Visibility Enhancement of Lesion Regions in Chest X-Ray Images With Image Fidelity Preservation
This study proposes a chest X-ray image enhancement framework for enhancing lesion visibility while preserving image features to aid a physician’s diagnosis. The proposed method predicts the image processing parameters that enhance the lesion signals via the inference neural network. The experiments show that after the proposed method was trained on 2000 images, it improved lesion visibility with an acceptable fidelity loss. We also performed pairwise comparisons and confirmed that trade-offs between fidelity loss and visibility gain were attained.
LiDAR-camera Calibration using Intensity Variance Cost
We propose an extrinsic calibration method for LiDAR-camera fusion systems using variations in intensities projected from camera images to the LiDAR point cloud. Given image sequence, LiDAR point sequence, and camera motion, the variations in the projected intensities at each point are large in the presence of errors in the estimated motion or calibration parameters. Our experimental results showed that the proposed method accurately performed calibrations using a camera and a sparse multi-beam LiDAR or one-dimensional LiDAR.
LiDAR and Camera Calibration using Motions Estimated by Sensor Fusion Odometry
An acculate camera-LiDAR calibration is required for an acculate motion estimation. Our approach extends the hand-eye calibration framework to 2D-3D calibration. The scaled camera motions are accurately calculated using a sensor-fusion odometry method. We also clarify the suitable motions for our calibration method. Whereas other calibrations require the LiDAR reflectance data and an initial extrinsic parameter, the proposed method requires only the three-dimensional point cloud and the camera image. The effectiveness of the method is demonstrated in experiments using several sensor configurations in indoor and outdoor scenes. Our method achieved higher accuracy than comparable state-of-the-art methods.
[src]
SLAM-Device and Robot Calibration for Navigation
We propose a robot-device calibration method for navigation with a device using SLAM technology like Microsoft HoloLens. The calibration is performed by using the movements given by the robot and the device. In the calibration, the most efficient way of movement is clarified according to the restriction of the robot movement. Furthermore, we also show a method to dynamically correct the position and orientation of the robot so that the information of the external environment and the shape information of the robot maintain consistency in order to reduce the dynamic error occurring during navigation. Our method can be easily used for various kinds of robots.

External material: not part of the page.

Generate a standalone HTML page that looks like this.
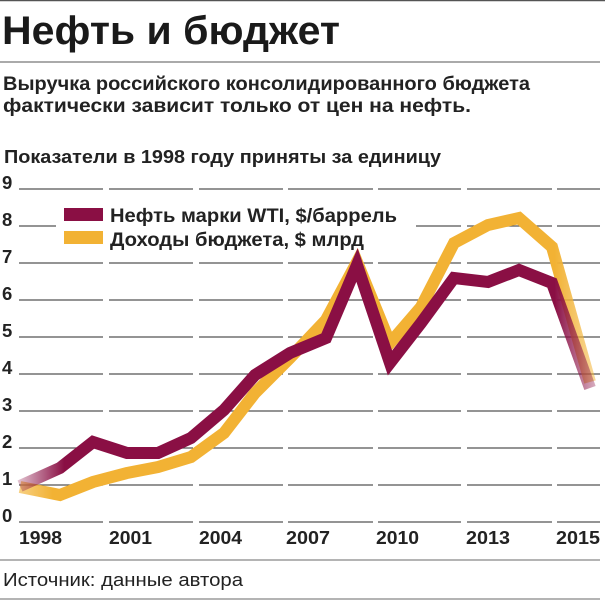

[src](HoloLens) [src](ROS)
Laser Profiler and Camera Fusion System on a Rover for 3D Reconstruction
Conventional way to scan large scale structure has another problem that it is laborious and time-consuming. To accelarete to conduct large scale 3D modeling with laser scanner, we develop sensor fusion system on a rover. An omni-directional camera is mounted with laser scanner together and sensor motion is estimated with panoramic video. we introduce occlusion handling and propose the motion refinement using multi modal registration by maximizing mutual infomation in this system.
Intrinsic Parameter Calibration of LiDAR
Multi-beam LiDAR is used for many of applications such as autonomous driving, SLAM, 3D modeling, etc. Multi beam LiDAR can obtain surrounding 3D information with high frame rate. However it needs calibration between laser units and intrinsic calibration parameters provided by manufacturer are not accurate enough to using 3D modeling. To refine the intrinsic calibration parameters, we conduct alignment 3d point cloud obtained by each laser unit to more acculate reference 3D data.
Rectification of Aerial 3D Laser Scans via Line-to-Surface Registration to Ground Model
3D digital archiving is obtaining shapes of real objects with 3D scanner and digitize them. Especially it is useful for preservation and restoration of cultural heritage assets which are exposed to risk of deterioration. However, conventional way cannot obtain enough roofs surface data. We develop balloon sensor and scan roofs from high position, and estimate motion during scanning by utilizing overlaps between aerial scans and static scans. Our method is based on ICP algorithm and introduces smoothness constraint to eliminate ambiguity.